## DESCRIPTION OF THE TASK
Output the first line of the listing and each line after it, up to and including the line that contains "from matplotlib.ticker import MultipleLocator", exactly as written, minus the pictures.

>> START

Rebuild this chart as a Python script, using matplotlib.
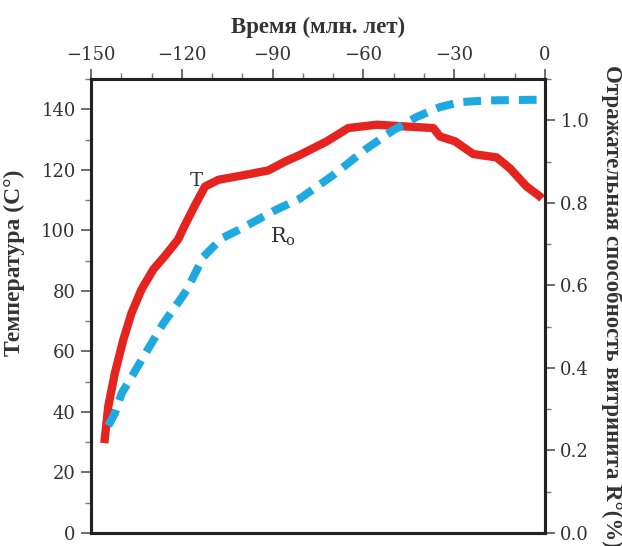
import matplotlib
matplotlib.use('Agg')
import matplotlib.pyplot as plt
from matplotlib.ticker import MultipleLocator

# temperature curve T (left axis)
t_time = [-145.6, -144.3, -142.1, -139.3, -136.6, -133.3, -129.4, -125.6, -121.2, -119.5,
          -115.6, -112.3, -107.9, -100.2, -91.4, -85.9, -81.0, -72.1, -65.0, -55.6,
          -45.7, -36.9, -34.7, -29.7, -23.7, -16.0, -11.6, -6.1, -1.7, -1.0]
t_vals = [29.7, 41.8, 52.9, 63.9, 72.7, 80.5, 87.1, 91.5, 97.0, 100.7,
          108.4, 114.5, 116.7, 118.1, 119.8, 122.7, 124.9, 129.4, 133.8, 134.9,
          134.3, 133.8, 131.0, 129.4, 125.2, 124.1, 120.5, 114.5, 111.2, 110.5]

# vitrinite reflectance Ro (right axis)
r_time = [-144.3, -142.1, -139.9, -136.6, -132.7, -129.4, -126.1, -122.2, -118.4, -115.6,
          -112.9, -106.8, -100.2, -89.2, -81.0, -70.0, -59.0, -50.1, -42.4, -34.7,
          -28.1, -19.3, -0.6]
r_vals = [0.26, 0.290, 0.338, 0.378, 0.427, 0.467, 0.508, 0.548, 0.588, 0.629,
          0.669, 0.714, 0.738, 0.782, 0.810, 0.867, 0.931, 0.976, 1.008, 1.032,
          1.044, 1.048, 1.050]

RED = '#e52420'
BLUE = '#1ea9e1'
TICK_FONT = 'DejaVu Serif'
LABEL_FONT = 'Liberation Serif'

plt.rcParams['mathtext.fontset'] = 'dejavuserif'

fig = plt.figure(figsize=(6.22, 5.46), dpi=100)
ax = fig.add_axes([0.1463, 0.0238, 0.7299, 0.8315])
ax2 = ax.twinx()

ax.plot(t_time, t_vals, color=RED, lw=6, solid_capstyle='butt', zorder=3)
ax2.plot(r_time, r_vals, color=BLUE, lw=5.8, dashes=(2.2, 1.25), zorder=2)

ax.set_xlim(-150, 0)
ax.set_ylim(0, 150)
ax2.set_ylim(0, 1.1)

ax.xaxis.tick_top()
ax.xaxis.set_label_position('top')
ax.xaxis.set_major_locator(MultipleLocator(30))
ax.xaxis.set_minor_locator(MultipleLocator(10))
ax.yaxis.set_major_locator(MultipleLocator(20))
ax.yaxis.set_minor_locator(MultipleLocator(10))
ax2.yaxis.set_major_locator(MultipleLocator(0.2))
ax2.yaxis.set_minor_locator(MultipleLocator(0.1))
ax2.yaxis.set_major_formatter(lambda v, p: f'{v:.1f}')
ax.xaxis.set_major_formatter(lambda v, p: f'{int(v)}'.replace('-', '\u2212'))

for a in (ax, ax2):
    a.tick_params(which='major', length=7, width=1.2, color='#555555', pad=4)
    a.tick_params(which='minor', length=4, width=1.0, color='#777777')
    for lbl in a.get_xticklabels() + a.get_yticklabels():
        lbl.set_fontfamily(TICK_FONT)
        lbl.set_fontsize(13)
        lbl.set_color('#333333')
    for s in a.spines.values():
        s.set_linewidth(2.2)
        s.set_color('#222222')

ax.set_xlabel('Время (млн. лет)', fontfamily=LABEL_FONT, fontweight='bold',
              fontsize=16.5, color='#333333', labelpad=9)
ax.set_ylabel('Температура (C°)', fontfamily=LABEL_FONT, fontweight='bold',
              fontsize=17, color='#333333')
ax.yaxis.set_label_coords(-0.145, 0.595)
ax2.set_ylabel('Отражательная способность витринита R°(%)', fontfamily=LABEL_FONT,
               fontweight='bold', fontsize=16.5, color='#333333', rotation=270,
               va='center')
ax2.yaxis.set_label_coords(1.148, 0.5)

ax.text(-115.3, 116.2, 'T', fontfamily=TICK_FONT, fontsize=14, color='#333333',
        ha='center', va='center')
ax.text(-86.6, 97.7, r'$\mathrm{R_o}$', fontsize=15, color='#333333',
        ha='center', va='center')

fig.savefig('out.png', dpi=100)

>> END

## PROBLEM SOLUTION
Rebuild this chart as a Python script, using matplotlib.
import matplotlib
matplotlib.use('Agg')
import matplotlib.pyplot as plt
from matplotlib.ticker import MultipleLocator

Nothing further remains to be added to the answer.